China’s steel industry, the world’s biggest, is poised for consolidation as flagging demand and falling profits allow the government to create more dominant companies, according to Sanford C. Bernstein & Co.
The financial health of Chinese mills has deteriorated amid an economic slowdown that’s reducing demand for steel after decades of growth. This may pave the way for a government-backed wave of mergers, a plan first announced a decade ago, Bernstein analysts including Vanessa Lau said in a report on Wednesday.
“Although the steel industry has shown little political will in the past, we believe it will be different this time around,” the analysts wrote in the report. “With falling steel prices, negative domestic demand growth, and deteriorating financial health, the steel industry is ripe for consolidation.”
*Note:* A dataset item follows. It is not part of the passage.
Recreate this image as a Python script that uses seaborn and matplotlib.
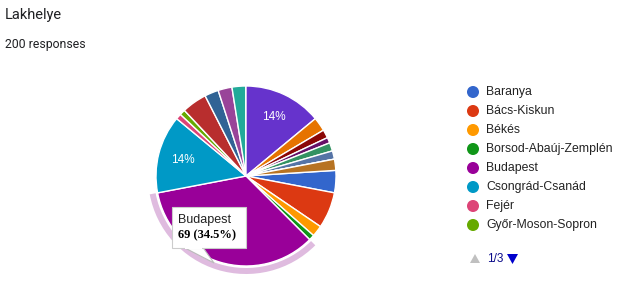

Steelmakers worldwide are competing against a surge in Chinese exports as the country’s mills seek overseas markets for its surplus. Steel production in China dropped 1.6 percent in the first five months of this year while outbound shipments rose 28 percent.
China’s government is expected to publish later this month a new consolidation plan for the steel industry, which would target putting the top 10 producers in control of at least 60 percent of the country’s output by 2025, according to Bernstein. Poor profitability, as well as a focus by the central leadership on reducing pollution and wider industrial overcapacity, should help the government reach its target, the analysts said in the report.
Steel rebar, used in construction, fell a fourth day, losing 0.6 percent to 2,229 yuan ($359) a metric ton on the Shanghai Futures Exchange as of 10:34 a.m. local time. Prices are down 26 percent in the last 12 months. Spot rebar declined a ninth day to the lowest since at least 2003.